# REQUIRED WORK:
Exact repetition of every entry is required.
[Start of SUPPLIED ENTRIES]
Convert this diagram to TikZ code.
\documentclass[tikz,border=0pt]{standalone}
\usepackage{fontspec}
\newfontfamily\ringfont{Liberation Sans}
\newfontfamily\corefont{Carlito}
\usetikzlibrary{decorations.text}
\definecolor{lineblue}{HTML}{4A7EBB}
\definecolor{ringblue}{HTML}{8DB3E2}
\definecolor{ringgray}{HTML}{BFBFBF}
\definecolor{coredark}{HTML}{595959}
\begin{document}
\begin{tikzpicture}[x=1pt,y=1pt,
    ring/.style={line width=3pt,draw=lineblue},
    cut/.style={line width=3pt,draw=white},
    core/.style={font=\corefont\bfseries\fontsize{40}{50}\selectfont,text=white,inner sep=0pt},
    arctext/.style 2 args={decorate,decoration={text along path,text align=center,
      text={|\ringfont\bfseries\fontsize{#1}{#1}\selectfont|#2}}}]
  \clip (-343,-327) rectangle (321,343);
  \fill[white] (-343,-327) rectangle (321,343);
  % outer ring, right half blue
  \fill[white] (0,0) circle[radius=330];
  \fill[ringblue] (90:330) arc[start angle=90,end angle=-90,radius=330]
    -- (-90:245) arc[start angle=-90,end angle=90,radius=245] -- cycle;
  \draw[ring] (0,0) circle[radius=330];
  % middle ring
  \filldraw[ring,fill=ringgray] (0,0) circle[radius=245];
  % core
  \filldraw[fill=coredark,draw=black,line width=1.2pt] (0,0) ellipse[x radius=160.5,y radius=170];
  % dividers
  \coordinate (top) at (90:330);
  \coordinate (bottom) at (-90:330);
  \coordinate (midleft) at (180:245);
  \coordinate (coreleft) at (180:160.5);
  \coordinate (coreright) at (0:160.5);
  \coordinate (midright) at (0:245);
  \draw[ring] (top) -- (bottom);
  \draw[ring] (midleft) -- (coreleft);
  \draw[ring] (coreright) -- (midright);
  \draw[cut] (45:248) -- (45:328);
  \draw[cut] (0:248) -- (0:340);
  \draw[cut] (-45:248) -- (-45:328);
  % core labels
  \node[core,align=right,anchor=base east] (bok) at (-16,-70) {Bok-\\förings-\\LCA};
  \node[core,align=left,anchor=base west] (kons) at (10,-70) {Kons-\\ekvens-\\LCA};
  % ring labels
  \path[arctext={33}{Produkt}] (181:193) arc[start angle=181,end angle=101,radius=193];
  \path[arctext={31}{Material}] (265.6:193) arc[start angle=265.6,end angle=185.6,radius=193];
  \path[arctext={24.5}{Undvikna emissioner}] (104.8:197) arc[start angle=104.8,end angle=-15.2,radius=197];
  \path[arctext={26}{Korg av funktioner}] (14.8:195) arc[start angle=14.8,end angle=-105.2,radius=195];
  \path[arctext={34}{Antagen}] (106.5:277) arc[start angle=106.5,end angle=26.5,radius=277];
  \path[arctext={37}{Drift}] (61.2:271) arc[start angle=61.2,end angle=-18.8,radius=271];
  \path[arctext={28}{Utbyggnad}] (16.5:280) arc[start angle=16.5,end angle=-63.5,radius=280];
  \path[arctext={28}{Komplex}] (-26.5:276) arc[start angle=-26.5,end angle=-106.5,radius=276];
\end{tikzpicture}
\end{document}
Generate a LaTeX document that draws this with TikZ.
[End of SUPPLIED ENTRIES]
# SOLUTION TO THIS TASK:
Convert this diagram to TikZ code.
\documentclass[tikz,border=0pt]{standalone}
\usepackage{fontspec}
\newfontfamily\ringfont{Liberation Sans}
\newfontfamily\corefont{Carlito}
\usetikzlibrary{decorations.text}
\definecolor{lineblue}{HTML}{4A7EBB}
\definecolor{ringblue}{HTML}{8DB3E2}
\definecolor{ringgray}{HTML}{BFBFBF}
\definecolor{coredark}{HTML}{595959}
\begin{document}
\begin{tikzpicture}[x=1pt,y=1pt,
    ring/.style={line width=3pt,draw=lineblue},
    cut/.style={line width=3pt,draw=white},
    core/.style={font=\corefont\bfseries\fontsize{40}{50}\selectfont,text=white,inner sep=0pt},
    arctext/.style 2 args={decorate,decoration={text along path,text align=center,
      text={|\ringfont\bfseries\fontsize{#1}{#1}\selectfont|#2}}}]
  \clip (-343,-327) rectangle (321,343);
  \fill[white] (-343,-327) rectangle (321,343);
  % outer ring, right half blue
  \fill[white] (0,0) circle[radius=330];
  \fill[ringblue] (90:330) arc[start angle=90,end angle=-90,radius=330]
    -- (-90:245) arc[start angle=-90,end angle=90,radius=245] -- cycle;
  \draw[ring] (0,0) circle[radius=330];
  % middle ring
  \filldraw[ring,fill=ringgray] (0,0) circle[radius=245];
  % core
  \filldraw[fill=coredark,draw=black,line width=1.2pt] (0,0) ellipse[x radius=160.5,y radius=170];
  % dividers
  \coordinate (top) at (90:330);
  \coordinate (bottom) at (-90:330);
  \coordinate (midleft) at (180:245);
  \coordinate (coreleft) at (180:160.5);
  \coordinate (coreright) at (0:160.5);
  \coordinate (midright) at (0:245);
  \draw[ring] (top) -- (bottom);
  \draw[ring] (midleft) -- (coreleft);
  \draw[ring] (coreright) -- (midright);
  \draw[cut] (45:248) -- (45:328);
  \draw[cut] (0:248) -- (0:340);
  \draw[cut] (-45:248) -- (-45:328);
  % core labels
  \node[core,align=right,anchor=base east] (bok) at (-16,-70) {Bok-\\förings-\\LCA};
  \node[core,align=left,anchor=base west] (kons) at (10,-70) {Kons-\\ekvens-\\LCA};
  % ring labels
  \path[arctext={33}{Produkt}] (181:193) arc[start angle=181,end angle=101,radius=193];
  \path[arctext={31}{Material}] (265.6:193) arc[start angle=265.6,end angle=185.6,radius=193];
  \path[arctext={24.5}{Undvikna emissioner}] (104.8:197) arc[start angle=104.8,end angle=-15.2,radius=197];
  \path[arctext={26}{Korg av funktioner}] (14.8:195) arc[start angle=14.8,end angle=-105.2,radius=195];
  \path[arctext={34}{Antagen}] (106.5:277) arc[start angle=106.5,end angle=26.5,radius=277];
  \path[arctext={37}{Drift}] (61.2:271) arc[start angle=61.2,end angle=-18.8,radius=271];
  \path[arctext={28}{Utbyggnad}] (16.5:280) arc[start angle=16.5,end angle=-63.5,radius=280];
  \path[arctext={28}{Komplex}] (-26.5:276) arc[start angle=-26.5,end angle=-106.5,radius=276];
\end{tikzpicture}
\end{document}
Generate a LaTeX document that draws this with TikZ.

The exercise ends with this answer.